**Work to be completed:** Would you repeat the listing exactly but omit every picture?

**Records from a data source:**
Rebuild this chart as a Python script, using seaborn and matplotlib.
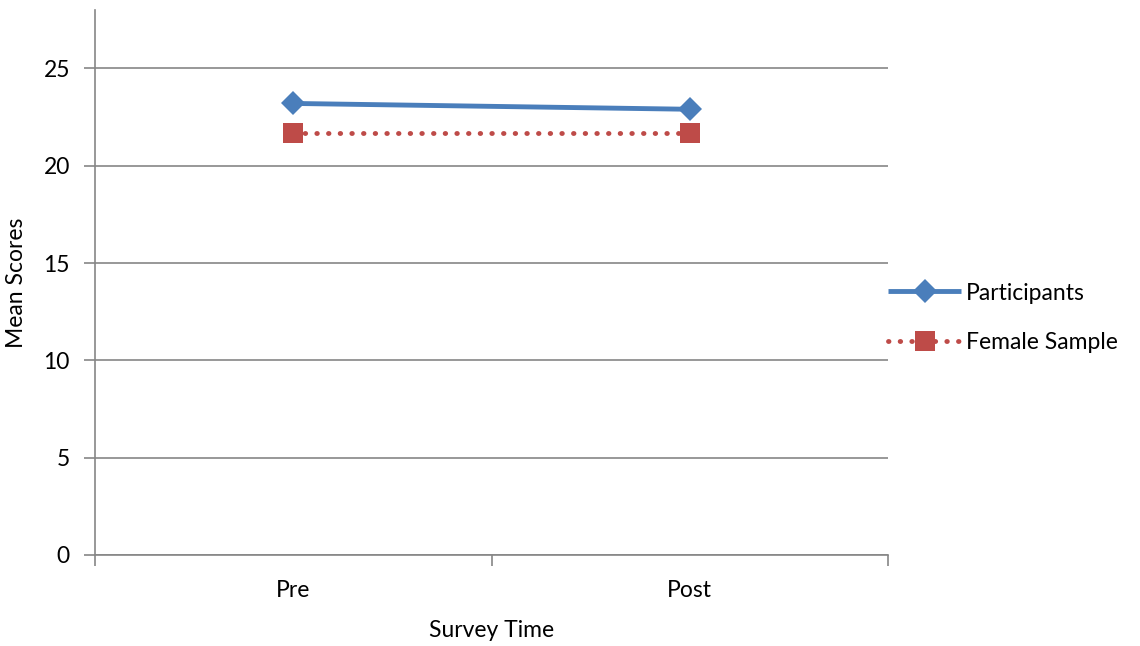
import matplotlib
matplotlib.use("Agg")
import matplotlib.pyplot as plt
import seaborn as sns
import pandas as pd

# data
survey_times = ["Pre", "Post"]
participants = [23.2, 22.9]
female_sample = [21.7, 21.7]
series_names = ["Participants", "Female Sample"]
y_ticks = [0, 5, 10, 15, 20, 25]

df = pd.DataFrame({
    "Survey Time": survey_times * 2,
    "Mean Scores": participants + female_sample,
    "Series": [series_names[0]] * 2 + [series_names[1]] * 2,
})

sns.set_theme(style="white")
plt.rcParams["font.family"] = ["Lato", "DejaVu Sans"]
plt.rcParams["text.color"] = "black"
plt.rcParams["axes.labelcolor"] = "black"
plt.rcParams["xtick.color"] = "black"
plt.rcParams["ytick.color"] = "black"

fs = 16.5

fig = plt.figure(figsize=(11.4, 6.46), dpi=100)
ax = fig.add_axes([0.0833, 0.1409, 0.779 - 0.0833, 0.9845 - 0.1409])

blue = "#4A7EBB"
red = "#BE4B48"
grid_col = "#868686"

sns.lineplot(data=df, x="Survey Time", y="Mean Scores", hue="Series",
             style="Series", palette=[blue, red],
             markers=["D", "s"], dashes=[(1, 0), (0.1, 2.3)],
             markersize=12, linewidth=3.5, markeredgewidth=0,
             sort=False, ax=ax, legend=False)

lines = ax.get_lines()
lines[0].set_markersize(12)
lines[1].set_markersize(14)
lines[1].set_dash_capstyle("round")

ax.set_xlim(-0.5, 1.5)
ax.set_ylim(0, 28)
ax.set_yticks(y_ticks)
ax.set_xticks([0, 1])
ax.set_xticklabels(survey_times)
ax.set_xticks([-0.5, 0.5, 1.5], minor=True)

ax.yaxis.grid(True, color=grid_col, linewidth=1.2)
ax.xaxis.grid(False)
for side in ["top", "right"]:
    ax.spines[side].set_visible(False)
for side in ["left", "bottom"]:
    ax.spines[side].set_color(grid_col)
    ax.spines[side].set_linewidth(1.2)

ax.tick_params(axis="y", which="major", direction="out", length=8,
               width=1.2, color=grid_col, left=True, labelsize=fs, pad=10)
ax.tick_params(axis="x", which="major", length=0, labelsize=fs, pad=18)
ax.tick_params(axis="x", which="minor", direction="out", length=8,
               width=1.2, color=grid_col, bottom=True)

ax.set_xlabel("Survey Time", fontsize=fs, labelpad=14)
ax.set_ylabel("Mean Scores", fontsize=fs, labelpad=12)

leg = ax.legend(handles=lines, labels=series_names, loc="center left",
                bbox_to_anchor=(0.771, 0.508), bbox_transform=fig.transFigure,
                frameon=False, fontsize=fs, handlelength=3.2,
                handletextpad=0.2, labelspacing=1.25, borderaxespad=0)

fig.savefig("out.png", dpi=100)
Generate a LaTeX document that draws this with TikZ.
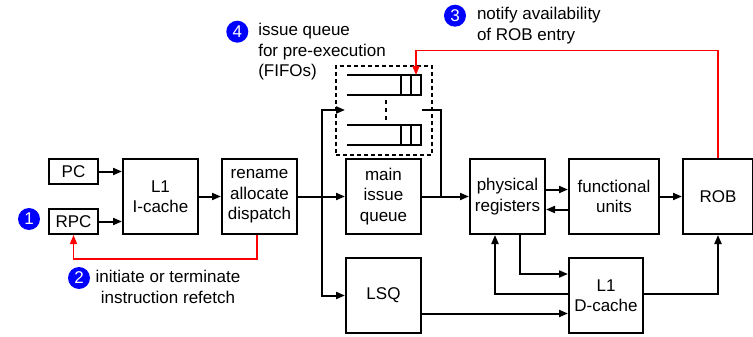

**Final result:**
Rebuild this chart as a Python script, using seaborn and matplotlib.
import matplotlib
matplotlib.use("Agg")
import matplotlib.pyplot as plt
import seaborn as sns
import pandas as pd

# data
survey_times = ["Pre", "Post"]
participants = [23.2, 22.9]
female_sample = [21.7, 21.7]
series_names = ["Participants", "Female Sample"]
y_ticks = [0, 5, 10, 15, 20, 25]

df = pd.DataFrame({
    "Survey Time": survey_times * 2,
    "Mean Scores": participants + female_sample,
    "Series": [series_names[0]] * 2 + [series_names[1]] * 2,
})

sns.set_theme(style="white")
plt.rcParams["font.family"] = ["Lato", "DejaVu Sans"]
plt.rcParams["text.color"] = "black"
plt.rcParams["axes.labelcolor"] = "black"
plt.rcParams["xtick.color"] = "black"
plt.rcParams["ytick.color"] = "black"

fs = 16.5

fig = plt.figure(figsize=(11.4, 6.46), dpi=100)
ax = fig.add_axes([0.0833, 0.1409, 0.779 - 0.0833, 0.9845 - 0.1409])

blue = "#4A7EBB"
red = "#BE4B48"
grid_col = "#868686"

sns.lineplot(data=df, x="Survey Time", y="Mean Scores", hue="Series",
             style="Series", palette=[blue, red],
             markers=["D", "s"], dashes=[(1, 0), (0.1, 2.3)],
             markersize=12, linewidth=3.5, markeredgewidth=0,
             sort=False, ax=ax, legend=False)

lines = ax.get_lines()
lines[0].set_markersize(12)
lines[1].set_markersize(14)
lines[1].set_dash_capstyle("round")

ax.set_xlim(-0.5, 1.5)
ax.set_ylim(0, 28)
ax.set_yticks(y_ticks)
ax.set_xticks([0, 1])
ax.set_xticklabels(survey_times)
ax.set_xticks([-0.5, 0.5, 1.5], minor=True)

ax.yaxis.grid(True, color=grid_col, linewidth=1.2)
ax.xaxis.grid(False)
for side in ["top", "right"]:
    ax.spines[side].set_visible(False)
for side in ["left", "bottom"]:
    ax.spines[side].set_color(grid_col)
    ax.spines[side].set_linewidth(1.2)

ax.tick_params(axis="y", which="major", direction="out", length=8,
               width=1.2, color=grid_col, left=True, labelsize=fs, pad=10)
ax.tick_params(axis="x", which="major", length=0, labelsize=fs, pad=18)
ax.tick_params(axis="x", which="minor", direction="out", length=8,
               width=1.2, color=grid_col, bottom=True)

ax.set_xlabel("Survey Time", fontsize=fs, labelpad=14)
ax.set_ylabel("Mean Scores", fontsize=fs, labelpad=12)

leg = ax.legend(handles=lines, labels=series_names, loc="center left",
                bbox_to_anchor=(0.771, 0.508), bbox_transform=fig.transFigure,
                frameon=False, fontsize=fs, handlelength=3.2,
                handletextpad=0.2, labelspacing=1.25, borderaxespad=0)

fig.savefig("out.png", dpi=100)
Generate a LaTeX document that draws this with TikZ.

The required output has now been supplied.